In my previous post titled, “Why do I hate one of my parents? Part One,” I copied and pasted this paragraph from an article dealing with Parental Alienation Syndrome (PAS):
“Children do not naturally lose interest in and become distant from their nonresidential parent simply by virtue of the absence of that parent. Also, healthy and established parental relationships do not erode naturally of their own accord. They must be attacked. Therefore, any dramatic change in this area is virtually always an indicator of an alienation process that has had some success in the past.”

I would like you to read the above paragraph several times. Allow it to settle into your soul and take root: it may change your life if you fall into the unfortunate category of hating one of your parents.
Let’s focus on this sentence: “Therefore, any dramatic change in this area is virtually always an indicator of an alienation process that has had some success in the past.”
If you can look back on a time with this now hated parent and recall fond, warm and close memories with him, and now, post-divorce, you despise your dad, you can count on the fact that somewhere during these two times of “love then hate” that your relationship has been attacked and your emotions and memories have been manipulated.
“…[H]ealthy and established parental relationships do not erode naturally of their own accord. They must be attacked. Therefore, any dramatic change in this area is virtually always an indicator of an alienation process that has had some success in the past.”
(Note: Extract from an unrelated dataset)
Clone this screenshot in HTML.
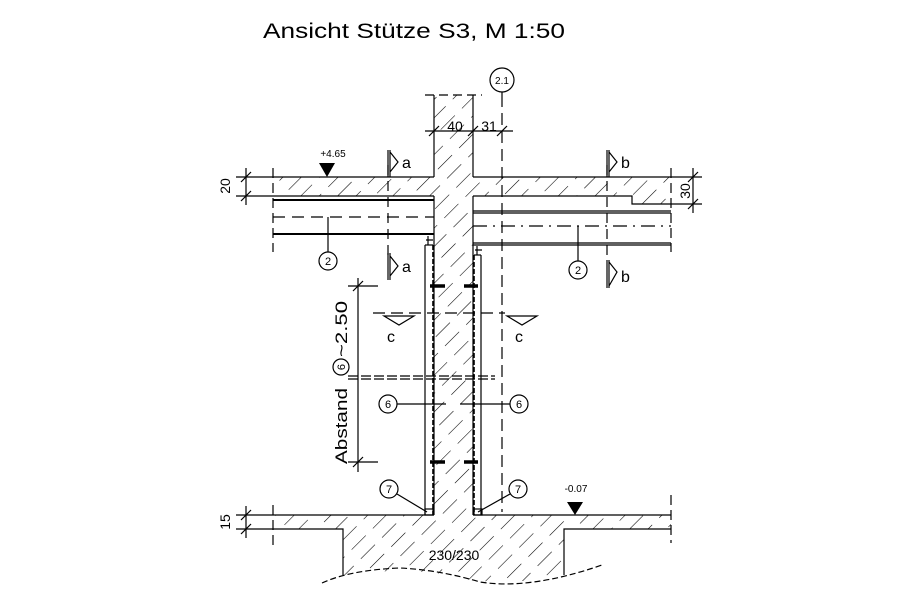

The sentence says, “…any dramatic change in this area is virtually always an indicator…” Virtually always an indicator. In other words, almost 100% of the time.
This is nothing short of profound. A child who once loved their dad and now hates him has been the victim of a coordinated attack that was purposely designed to pit and alienate that child against his or her father. And in most cases, the perpetrator of this crime against the innocent child—and innocent father—is the mother.
This is the point I wish to focus on because it is the key that opens the door for that child to begin to put the pieces together of why this irrational and unexplained emotion of hatred has come over them: you have been victimized—psychologically abused—by the one person you believed loved you more than anything else in the world: your mother.
Understandably, the acceptance of this theory is—initially—beyond the ability of the child; it is impossible to believe. To think the person you trusted is the one who has planted the seeds of hate into your soul and poisoned your relationship with your father is a step into the realm of impossibilities.
This quote is attributed to Aristotle: “It is the mark of an educated mind to be able to entertain a thought without accepting it.” I’m not asking you to automatically accept what I’m saying as truth: only you consider the possibility it’s true. “A journey of a thousand miles begins with a single step” as another old saying goes; your journey to healing is considering the possibility you were manipulated by the parent you thought loved you more than anything else in the world.